— Exercise details —
Give every line of the data again, unchanged, but with no pictures.

— Available data —
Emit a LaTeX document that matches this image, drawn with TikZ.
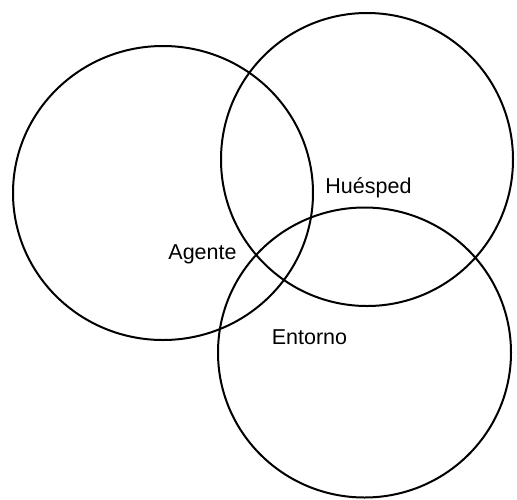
\documentclass[tikz,border=0pt]{standalone}
\usepackage{fontspec}
\setmainfont{Liberation Sans}
\begin{document}
\begin{tikzpicture}[x=1pt,y=-1pt,
  ring/.style={draw=black,line width=2pt},
  lbl/.style={font=\fontsize{21.5}{24}\selectfont,inner sep=0pt}]
\useasboundingbox (0,0) rectangle (517,499);
% the three overlapping sets
\draw[ring] (163,193) ellipse [x radius=150,y radius=147];
\draw[ring] (367,159.5) ellipse [x radius=146,y radius=146.5];
\draw[ring] (364.5,352.5) ellipse [x radius=146.5,y radius=145];
% labels
\node[lbl] (huesped) at (368.5,188) {Huésped};
\node[lbl] (agente) at (202.5,254) {Agente};
\node[lbl] (entorno) at (309.5,337) {Entorno};
\end{tikzpicture}
\end{document}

— Result of this exercise —
Emit a LaTeX document that matches this image, drawn with TikZ.
\documentclass[tikz,border=0pt]{standalone}
\usepackage{fontspec}
\setmainfont{Liberation Sans}
\begin{document}
\begin{tikzpicture}[x=1pt,y=-1pt,
  ring/.style={draw=black,line width=2pt},
  lbl/.style={font=\fontsize{21.5}{24}\selectfont,inner sep=0pt}]
\useasboundingbox (0,0) rectangle (517,499);
% the three overlapping sets
\draw[ring] (163,193) ellipse [x radius=150,y radius=147];
\draw[ring] (367,159.5) ellipse [x radius=146,y radius=146.5];
\draw[ring] (364.5,352.5) ellipse [x radius=146.5,y radius=145];
% labels
\node[lbl] (huesped) at (368.5,188) {Huésped};
\node[lbl] (agente) at (202.5,254) {Agente};
\node[lbl] (entorno) at (309.5,337) {Entorno};
\end{tikzpicture}
\end{document}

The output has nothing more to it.